To start off, I am creating a table schema in Power BI with the use of R to wrangle all of my data.
Here is a simple example of my issue. I have a table with ID numbers and several demographics related to each ID. In this case, you'll see 3 demographics related to each ID with a true/false for each demographic (in my work situation, I actually have 95 demographics).
ID | Female | Veteran | Government |
---|---|---|---|
1 | TRUE | FALSE | FALSE |
2 | FALSE | FALSE | TRUE |
3 | TRUE | TRUE | TRUE |
4 | FALSE | FALSE | FALSE |
So, let this be the fact table. A dimension table would look something like this:
Demographic | Key |
---|---|
Female | 10 |
Veteran | 11 |
Government | 12 |
I need to create a relationship between these two tables. I'll be using Power BI, so I can only use one direct relationship. The main purpose is to be able to create visualizations that will filter down on a user's selection. For example, if the user is interested in how many ID's are female and veteran, the graph would only show ID #3.
As is, the dimension table will not work because there are no keys in the fact table to connect the two. For it to work properly, I would need one, and only one, column in the fact table with a key that connects to the dimension table. That would look like this:
ID | Female | Veteran | Government | Key |
---|---|---|---|---|
1 | TRUE | FALSE | FALSE | 10 |
2 | FALSE | FALSE | TRUE | 12 |
3 | TRUE | TRUE | TRUE | 10, 11, 12 |
4 | FALSE | FALSE | FALSE |
This doesn't work because Power BI won't "search" for a key within the "Key" column. It can only have one key per row, not a set of keys, as far as I'm aware. I could potentially make keys that would be the combination of demographics. So, for ID #3, the key would be "10_11_12" and then have that exact key within the dimension table, too. But, as mentioned above, I have 95 demographic columns and that's a right massive mess.
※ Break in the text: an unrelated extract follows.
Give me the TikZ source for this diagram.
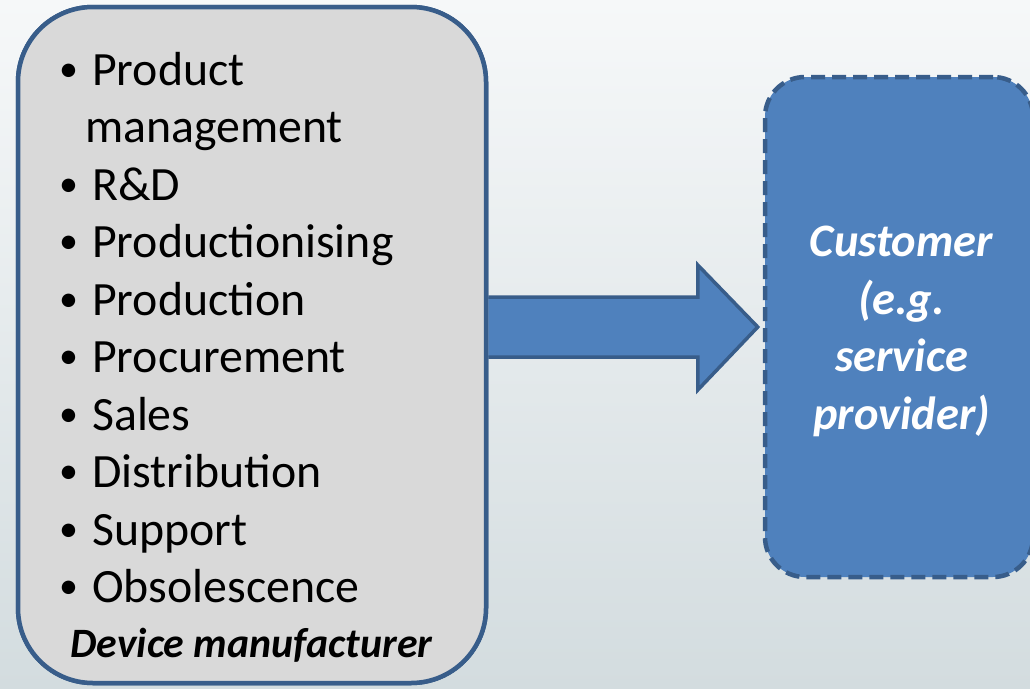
\documentclass[tikz,border=0pt]{standalone}
\usepackage{fontspec}
\setmainfont{Carlito}
\usetikzlibrary{calc}
\definecolor{accent}{HTML}{4F81BD}
\definecolor{edge}{HTML}{385D8A}
\definecolor{panel}{HTML}{D9D9D9}
\definecolor{bgtop}{HTML}{F6F8F9}
\definecolor{bgbot}{HTML}{D3DCDF}
\begin{document}
\begin{tikzpicture}[x=1pt,y=-1pt,
  panelbox/.style={draw=edge, fill=panel, line width=4.5pt, rounded corners=75pt,
    inner sep=0pt, minimum width=468pt, minimum height=676pt},
  custbox/.style={draw=edge, fill=accent, line width=4.5pt, rounded corners=40pt,
    dash pattern=on 14pt off 7pt, inner sep=0pt, minimum width=268pt, minimum height=500pt},
  blockarrow/.style={draw=edge, fill=accent, line width=3.5pt, line join=miter},
  bullet/.style={anchor=base, inner sep=0pt, yshift=4pt, font=\fontsize{38}{46}\selectfont},
  itemtext/.style={anchor=base west, inner sep=0pt, font=\fontsize{47.8}{57}\selectfont},
  caption/.style={anchor=base, inner sep=0pt, font=\fontsize{41.8}{50}\selectfont\bfseries\itshape},
  custtext/.style={anchor=north, inner sep=0pt, align=center, text=white,
    font=\fontsize{46.5}{57.5}\selectfont\bfseries\itshape}]
\useasboundingbox (0,0) rectangle (1030,688);
\clip (0,0) rectangle (1030,688);

% backdrop
\shade[top color=bgtop, bottom color=bgbot] (0,0) rectangle (1030,688);

% the two parties
\node[custbox] (cust) at (899,327) {};
\coordinate (tip) at ($(cust.west)+(-5,0)$);
\node[panelbox] (mfr) at (252,345) {};
\coordinate (tail) at (mfr.east |- tip);

% block arrow from manufacturer to customer
\draw[blockarrow] ($(tail)+(0,-30)$) -- ($(tip)+(-60,-30)$) -- ($(tip)+(-60,-62)$)
  -- (tip) -- ($(tip)+(-60,63)$) -- ($(tip)+(-60,30)$) -- ($(tail)+(0,30)$);
% redraw the panel so its border covers the arrow's tail
\node[panelbox] at (mfr.center) {};

% manufacturer functions
\foreach \y/\t [count=\i] in {85/Product, 200/R\&D, 257.5/Productionising,
    315/Production, 372.5/Procurement, 430/Sales, 487.5/Distribution,
    545/Support, 602.5/Obsolescence}{
  \node[bullet] (dot\i) at (68.5,\y) {\textbullet};
  \node[itemtext] (item\i) at (92,\y) {\t};
}
\node[itemtext] (item1b) at (85,142.5) {management};
\node[caption] (mfrlabel) at (251.5,657) {Device manufacturer};

% customer label
\node[custtext] (custlabel) at (901.5,226) {Customer\\(e.g.\\service\\provider)};
\end{tikzpicture}
\end{document}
I have also tried to make the initial fact table above long instead of wide:
ID | Demographic | Value | Key |
---|---|---|---|
1 | Female | True | 10 |
1 | Veteran | False | 11 |
1 | Government | False | 12 |
2 | Female | False | 10 |
2 | Veteran | False | 11 |
2 | Government | True | 12 |
3 | Female | True | 10 |
3 | Veteran | True | 11 |
3 | Government | True | 12 |
4 | Female | False | 10 |
4 | Veteran | False | 11 |
4 | Government | False | 12 |
However, Power BI will only aggregate the data. That is, for our example of female and veteran, the graph will show any ID that is female as well as any ID that is veteran. So, the result would show ID's #1 and #3, but it should only show #3 (I need female and veteran not female or veteran).
Any ideas of how to get a dimension table and fact table to work well together for my situation?
CodePudding user response:
If this is your Fact Table
(ID,Female, Veteran, Government)
Your dimensions would be
DimFemale, DimVeteran, DimGovernment, etc. Each Dimension would have two rows and probably only a single column. So you typically just don't use dimension tables when the you don't have any data other than the dimension key.
CodePudding user response:
You only need the first table, no need to complicate.
If the user wants to know the number of ID's that are female and veteran, you would have a slicer/filter for female and veteran and the results would be filtered accordingly.